Another example comes from CF, a serious autosomal recessive genetic disorder that affects several organs and leads to frequent lung infections and difficulty breathing. Like SMA testing, CF screening is needed both to diagnose patients with the condition and to identify carrier couples at risk of transmitting the disease to their kids.

CF testing has been around for more than two decades, and knowledge of CF-causing mutations in the CFTR gene has relied heavily on the CFTR2 database. This database is the gold standard for linking genotype with phenotype in CF, with data from nearly 90,000 patients and more than 350 pathogenic variants. Like so many genetic databases, CFTR2 has been populated with information collected almost entirely from one ancestral group — 95% of patients represented are generally of European descent.

Conventional screening tests for CF are targeted panels made up of the variants reported most frequently in these repositories, making them excellent at capturing risk among people of European ancestry.
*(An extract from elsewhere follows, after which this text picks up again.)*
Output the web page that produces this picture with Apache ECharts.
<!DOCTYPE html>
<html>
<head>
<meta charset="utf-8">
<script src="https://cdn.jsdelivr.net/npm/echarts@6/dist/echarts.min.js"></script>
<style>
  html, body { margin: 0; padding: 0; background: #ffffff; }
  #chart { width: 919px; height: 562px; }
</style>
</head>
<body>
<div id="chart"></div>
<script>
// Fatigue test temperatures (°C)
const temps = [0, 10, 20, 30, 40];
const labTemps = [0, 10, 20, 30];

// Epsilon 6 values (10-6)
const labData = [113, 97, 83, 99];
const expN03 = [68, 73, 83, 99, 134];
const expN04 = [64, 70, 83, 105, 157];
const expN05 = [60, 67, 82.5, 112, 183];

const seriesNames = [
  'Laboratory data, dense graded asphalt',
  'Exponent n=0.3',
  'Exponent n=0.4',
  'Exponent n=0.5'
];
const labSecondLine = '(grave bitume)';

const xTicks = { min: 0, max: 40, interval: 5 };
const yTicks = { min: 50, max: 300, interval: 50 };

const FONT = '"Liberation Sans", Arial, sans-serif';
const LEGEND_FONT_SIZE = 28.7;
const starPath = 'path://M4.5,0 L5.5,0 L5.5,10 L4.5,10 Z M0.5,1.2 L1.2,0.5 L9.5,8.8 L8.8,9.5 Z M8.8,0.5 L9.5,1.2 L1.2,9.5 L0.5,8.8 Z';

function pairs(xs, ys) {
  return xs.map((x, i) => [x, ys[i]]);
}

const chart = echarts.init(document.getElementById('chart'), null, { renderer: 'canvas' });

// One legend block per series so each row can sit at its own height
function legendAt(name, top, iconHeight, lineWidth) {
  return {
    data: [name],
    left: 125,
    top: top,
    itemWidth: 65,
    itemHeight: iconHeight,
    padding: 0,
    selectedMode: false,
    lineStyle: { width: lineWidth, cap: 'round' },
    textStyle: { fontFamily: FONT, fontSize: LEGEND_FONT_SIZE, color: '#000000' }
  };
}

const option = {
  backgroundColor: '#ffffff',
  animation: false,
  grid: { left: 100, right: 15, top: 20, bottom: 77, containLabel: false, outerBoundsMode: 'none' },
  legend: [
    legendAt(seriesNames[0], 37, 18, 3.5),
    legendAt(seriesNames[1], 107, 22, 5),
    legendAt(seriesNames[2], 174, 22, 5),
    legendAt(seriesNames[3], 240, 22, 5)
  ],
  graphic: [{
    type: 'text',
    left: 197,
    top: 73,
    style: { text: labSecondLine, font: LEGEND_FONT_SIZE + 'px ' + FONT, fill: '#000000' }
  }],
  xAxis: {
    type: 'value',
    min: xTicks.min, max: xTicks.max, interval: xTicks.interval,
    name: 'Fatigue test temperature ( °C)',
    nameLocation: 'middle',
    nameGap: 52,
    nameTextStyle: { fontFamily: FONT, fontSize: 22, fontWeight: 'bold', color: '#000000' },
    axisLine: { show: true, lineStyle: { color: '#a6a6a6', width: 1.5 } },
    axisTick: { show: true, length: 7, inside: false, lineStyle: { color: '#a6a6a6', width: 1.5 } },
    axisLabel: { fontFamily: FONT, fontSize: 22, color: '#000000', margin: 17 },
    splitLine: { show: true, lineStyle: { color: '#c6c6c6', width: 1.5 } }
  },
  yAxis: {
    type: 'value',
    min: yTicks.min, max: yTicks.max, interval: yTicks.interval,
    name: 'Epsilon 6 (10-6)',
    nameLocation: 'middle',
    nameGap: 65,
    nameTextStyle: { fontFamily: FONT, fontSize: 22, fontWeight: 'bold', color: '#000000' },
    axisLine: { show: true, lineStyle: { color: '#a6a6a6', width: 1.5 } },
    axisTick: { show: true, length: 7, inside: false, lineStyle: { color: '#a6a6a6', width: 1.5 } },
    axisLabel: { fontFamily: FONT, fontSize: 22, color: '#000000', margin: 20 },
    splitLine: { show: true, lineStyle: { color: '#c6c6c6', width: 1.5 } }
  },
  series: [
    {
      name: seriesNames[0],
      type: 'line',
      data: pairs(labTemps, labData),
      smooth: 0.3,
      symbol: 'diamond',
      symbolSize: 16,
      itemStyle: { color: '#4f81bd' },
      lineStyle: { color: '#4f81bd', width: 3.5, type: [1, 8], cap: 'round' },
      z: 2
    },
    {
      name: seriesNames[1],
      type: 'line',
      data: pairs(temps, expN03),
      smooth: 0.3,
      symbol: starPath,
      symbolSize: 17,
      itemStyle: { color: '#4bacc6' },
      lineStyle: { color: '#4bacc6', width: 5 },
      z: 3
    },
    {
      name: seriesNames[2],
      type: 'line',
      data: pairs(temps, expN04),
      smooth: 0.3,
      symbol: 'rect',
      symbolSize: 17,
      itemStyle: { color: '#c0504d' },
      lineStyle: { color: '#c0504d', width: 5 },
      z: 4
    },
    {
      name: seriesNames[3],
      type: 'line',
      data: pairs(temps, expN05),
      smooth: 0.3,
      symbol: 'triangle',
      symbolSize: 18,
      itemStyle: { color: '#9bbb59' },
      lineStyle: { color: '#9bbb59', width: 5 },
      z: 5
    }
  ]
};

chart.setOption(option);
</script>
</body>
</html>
For other populations, though, conventional CF screening can miss the most important variants. An analysis of CF screening in non-European populations found that people of Hispanic, African, or Asian ancestry were more likely to get negative results from typical tests. The same study also identified several novel variants in those populations that appear to be associated with CF carrier status.5

For clinical laboratories serving diverse patient populations, the standard CF screening is a suboptimal approach. Fortunately, the availability of new information — rather than development of novel technologies — has significantly improved this situation.

One study compared standard screening to a sequencing-based approach in which researchers sequenced all coding bases in the CFTR gene.6 The population studied was not only large, with more than 115,000 individuals, but also representative of the diverse U.S. demographic. Caucasians made up just over half of the cohort, and groups of African, Latin American, or Asian descent made up at least 10% each. With such a heterogeneous cohort, the scientists reported more than 200 variants that were pathogenic or likely pathogenic across various ancestral groups, including many that were underrepresented in CFTR2.

By incorporating the most common variants for each ancestry from this study, the global gnomAD (Genome Aggregation Database) repository,7 and other representative sources, it is now possible to redesign or update CF tests, so results are relevant for much more diverse patient populations. This will improve screening accuracy and expand the benefits of actionable information to more people.


The examples of CF and SMA demonstrate that conventional genetic tests run in clinical labs can be significantly improved using technologies that are already available. In both cases, the incorporation of more robust data — especially data from studies that better represent the target testing population — is essential for generating more reliable and relevant results for all individuals. With the increasing availability of large-scale sequencing studies from worldwide populations and the advent of powerful long-read sequencing methods that can untangle challenging DNA sequences and variants involved in established and emerging diseases, we should rethink how genetic tests are designed and used. We are now armed with the right resources to ensure that molecular tests are thoughtfully designed for people of all ancestries. In some cases, more representative data will be enough to expand the value of testing. In others, the adoption of more informative technologies — such as those that make it possible to phase variants or resolve complex sequences — may be needed. As studies uncover more pathogenic variants in more populations, those newer technologies can scale to a plethora of genetic tests and should represent a useful investment for clinical labs.